Essentially, corporations who take social responsibility seriously, reap the benefit of enthusiastic employees who want to do more than make a living.  As Robb states, ‘Embedding social purpose in your mission, vision and values and then walking the talk gets you engaged employees, a hotbed of innovation and exceptional customer service.’  Sounds worthwhile all round.

By extending a helping hand outside the business, employers could improve both their external and internal communities.  Recognizing that financial viability is paramount, wouldn’t it be great to add community viability as another business success indicator?

Research by Kanter analyzed the relationship between a company’s high performance and being ‘a good corporate citizen.’  The results showed, ‘…that the two issues, business performance and societal contributions, are, in fact, intimately connected.’  Hopefully this is incentive for companies everywhere.

In my public relations courses, I have learned the need to monitor issues and crises in related industries to identify potential implications to your own business.  Being proactive and prepared for upcoming issues is a large part of the public relations role.

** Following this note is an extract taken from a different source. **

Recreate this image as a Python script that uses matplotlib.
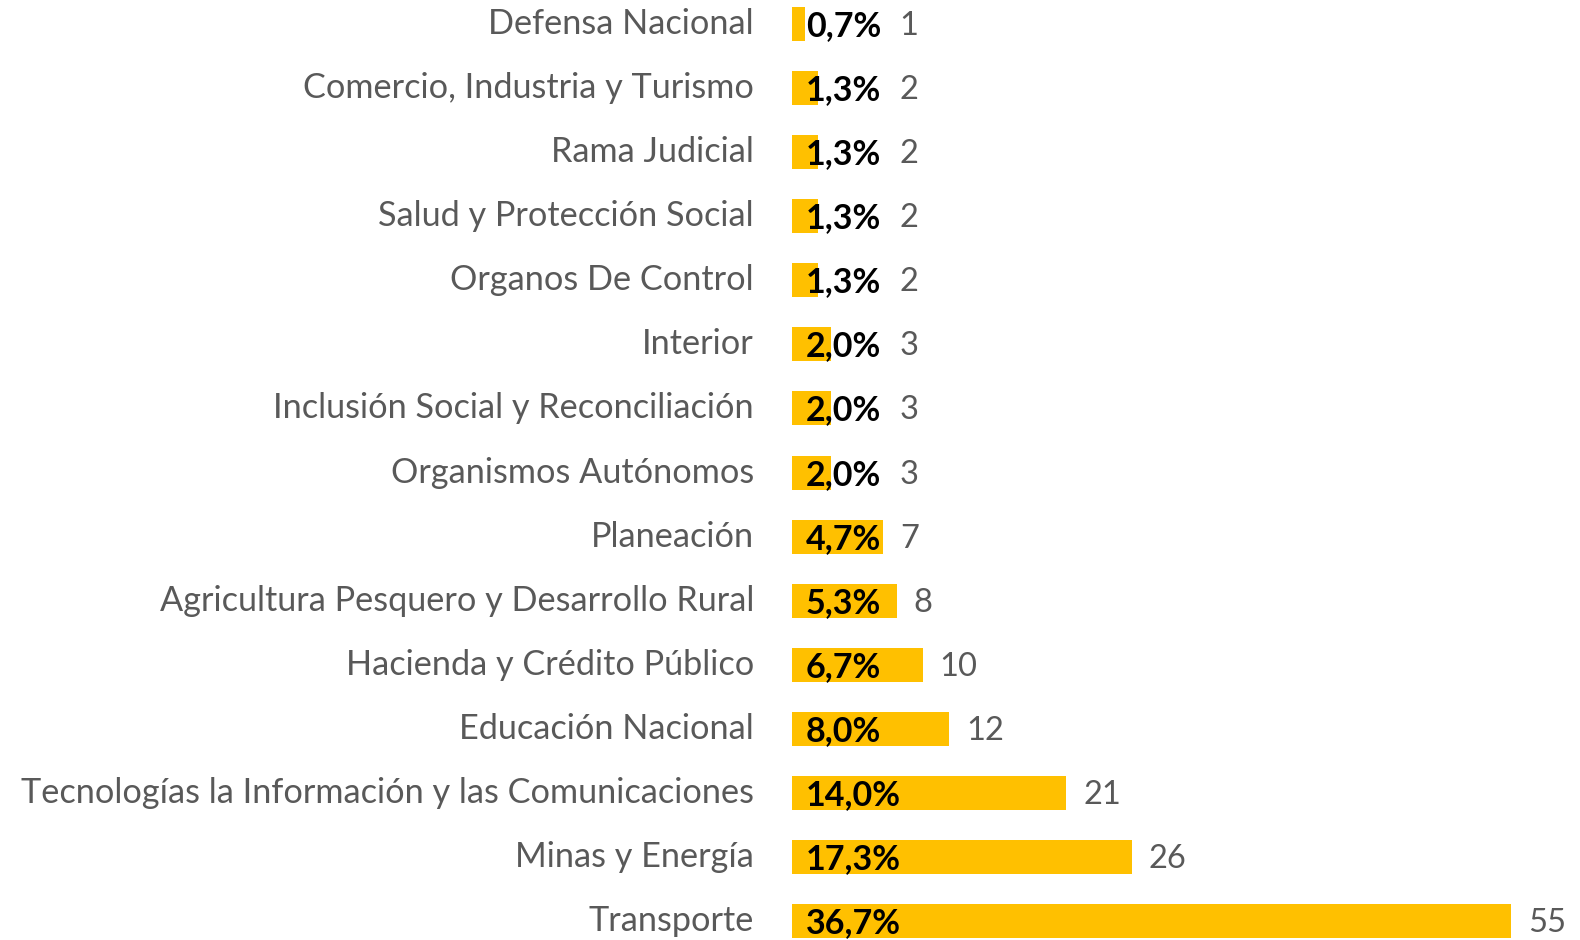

Robb’s article includes a paragraph with a similar outlook where he states, ‘A social purpose also reminds us to quit navel-gazing and keep looking outside our organization for problems to solve and needs to be met.  You won’t find any inspiration for innovation in a meeting room or in a 50-slide PowerPoint.’

The basis of my blog is to explore the impacts of social responsibility on different types of communities and Robb’s final paragraph beautifully echoes my own belief:  ‘So dig up – and dust off – your organization’s mission, vision and values.  If there’s no mention of social purpose, start a conversation and keep talking.  You’ll make your organization better and you’ll make our community stronger.’